Любить- значит страдать. Чтобы не страдать- надо не любить. Но тогда будешь страдать от того, что не любишь. Поэтому любить значит страдать. Но не любить тоже значит страдать. А страдать значит страдать. Чтобы быть счастливым, надо любить, значит- надо страдать. Но страдания делают человека несчастным. Поэтому, чтобы быть несчастным, надо любить- или любить, чтобы страдать- или страдать от избытка счастья.
К/ф «Любовь и смерть», р-р. Вуди Аллен, 1975
Голый человек поднимает жалюзи, представление начинается.
«Голод»- le film politique- начинает рассказ о Бобби Сэндсе лишь в середине фильма, т.к. посвящён процессу более крупному, чем один солдат ИРА. В этом он как будто стремится следовать политическому фильму двадцатых годов, и задаётся почти брехтовский вопрос. «Что такое боль вертухая, ссадившего кулак о стену мимо чьего-то лица- по сравнению с болью язв голодаря, отстаивающего право по крайней мере на свободу внутри своего же тела?».
«Стыд»- в какой-то мере- точно обратен. Первое, что мы видим- Брэндона, и мы видим его [почти] целиком. Дни его так похожи друг на друга, что утро кажется просто размноженным и вклеенным трижды. Но есть и нечто неизменное, делающее один фильм почти зеркальным отражением другого. Нельзя выкинуть слова из песни, тем более слова столь прекрасные. Особая красота в обоих фильмах лакирует толстым слоем- будь то (измазанные коричневым) стенки тюремной камеры, язвы умирающего от голода, левую лопатку пойманного онаниста- она поглощает всё. Муха, которую ловит пальцами заключённый из «Голода»- это мотылёк в янтаре.
Почему бы не провести мысленный эксперимент и заменить стилистику?

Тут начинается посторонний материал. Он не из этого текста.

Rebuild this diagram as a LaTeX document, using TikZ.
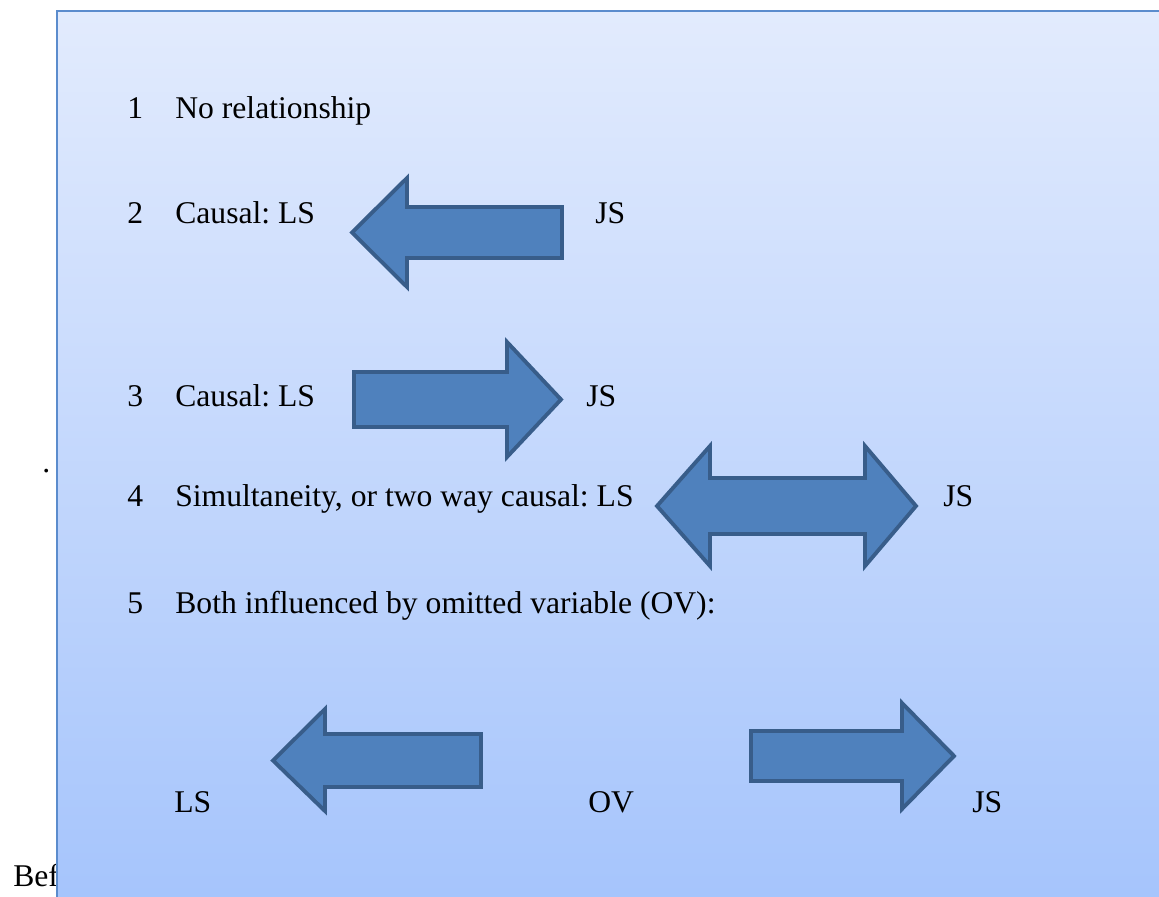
\documentclass[tikz,border=0pt]{standalone}
\usepackage{fontspec}
\setmainfont{Liberation Serif}
\frenchspacing
\definecolor{boxtop}{RGB}{226,235,253}
\definecolor{boxbottom}{RGB}{165,196,252}
\definecolor{boxline}{RGB}{91,140,205}
\definecolor{arrowfill}{RGB}{79,129,189}
\definecolor{arrowline}{RGB}{56,93,138}
\tikzset{
  lbl/.style={anchor=base west,inner sep=0pt,font=\fontsize{18}{22}\selectfont},
  blockarrow/.style={fill=arrowfill,draw=arrowline,line width=2.2pt,line join=miter}
}
\begin{document}
\begin{tikzpicture}[x=0.02cm,y=-0.02cm]
    \useasboundingbox (0,0) rectangle (1159,896);
    \clip (0,0) rectangle (1159,896);

    \node[lbl] (bef) at (13,886) {Bef};
    \node[lbl] (dot) at (42,472) {.};

    % the text box
    \shade[top color=boxtop,bottom color=boxbottom] (57,11) rectangle (1175,910);
    \draw[boxline,line width=1.4pt] (57,910) -- (57,11) -- (1175,11);

    \node[lbl] (n1) at (127,118) {1};
    \node[lbl] (t1) at (175,118) {No relationship};

    \node[lbl] (n2) at (127,223) {2};
    \node[lbl] (t2) at (175,223) {Causal: LS};
    \node[lbl] (js2) at (595,223) {JS};
    \draw[blockarrow] (562,207) -- (407,207) -- (407,178) -- (352,232.5)
        -- (407,287) -- (407,258) -- (562,258) -- cycle;

    \node[lbl] (n3) at (127,406) {3};
    \node[lbl] (t3) at (175,406) {Causal: LS};
    \node[lbl] (js3) at (586,406) {JS};
    \draw[blockarrow] (354,372) -- (507,372) -- (507,342) -- (561,399.5)
        -- (507,457) -- (507,427) -- (354,427) -- cycle;

    \node[lbl] (n4) at (127,506) {4};
    \node[lbl] (t4) at (175,506) {Simultaneity, or two way causal: LS};
    \node[lbl] (js4) at (943,506) {JS};
    \draw[blockarrow] (657,506) -- (710,446) -- (710,478) -- (865,478) -- (865,446)
        -- (916,506) -- (865,566) -- (865,534) -- (710,534) -- (710,566) -- cycle;

    \node[lbl] (n5) at (127,613) {5};
    \node[lbl] (t5) at (175,613) {Both influenced by omitted variable (OV):};

    \node[lbl] (ls) at (174,812) {LS};
    \node[lbl] (ov) at (588,812) {OV};
    \node[lbl] (js) at (972,812) {JS};
    \draw[blockarrow] (481,734) -- (325,734) -- (325,709) -- (273,760.5)
        -- (325,811) -- (325,787) -- (481,787) -- cycle;
    \draw[blockarrow] (751,731) -- (902,731) -- (902,703) -- (954,756)
        -- (902,809) -- (902,781) -- (751,781) -- cycle;
\end{tikzpicture}
\end{document}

Брэндон и Сисси- персонажи трагические, ибо они воспринимают себя всерьёз (хоть и в полярно противоположные периоды). «Нью-Йорк, Нью-Йорк» заставляет плакать всех троих- Брэндона, Сисси, зрителя. Произнесённая громким шёпотом кульминационная реплика («Мы- не плохие люди; мы просто родились в плохом месте») дёргает за душевные струны настолько сильно, что рискует порвать. Песня Любови Успенской, псевдоисповедальное «Не мы такие- жизнь такая» и рваная видеокамера вызвали бы неизмеримые выплески раздражения.
Этот опыт даже кажется не слишком большим передёргиванием. Если дальше идти в сферу мысленных экспериментов, то один известный может всплыть в памяти сам. Добавление порнографической сцены секса в «обычное» кино о любви (на место затемнения) разрушительно. И обратно: порнофильм содержит совершенно нелепый сюжет- это его единственная возможность скомпенсировать диспропорцию центра тяжести. Проделывать подобный эксперимент нет никакой необходимости- он уже включён в фильм.
Брэндон терпит крах с Мэриэнн- тогда он может остаться в рамках драмы. И обратно: после путешествия в сердце тьмы и долгого взгляда в камеру- драматический персонаж Сисси будто пытается удалить себя из фильма. Рыдающий Брэндон на берегу Гудзонского залива- не только Дзампано у Адриатического моря. Он как будто умоляет зрителя избавить от следования жанровым рельсам и приветливости официантки, вовсе не означающую приветливость саму по себе.
Но эта зыбкая двойственность распространяется на все уровни фильма так же неизбежно, как и появление в нём постоянной цепи метафор окно-телевизор-киноэкран. Если Брэндон сопрягает мастурбацию с гигиенической процедурой, то и пытаясь «завязать» он выкинет, кроме всего, и старые макароны из холодильника.
Поэтому так трудно удержаться от упрёка- мысль не слишком свежа. И так же странно обнаружить себя снова в том положении, в котором ты был и до просмотра, но освободился во время сеанса.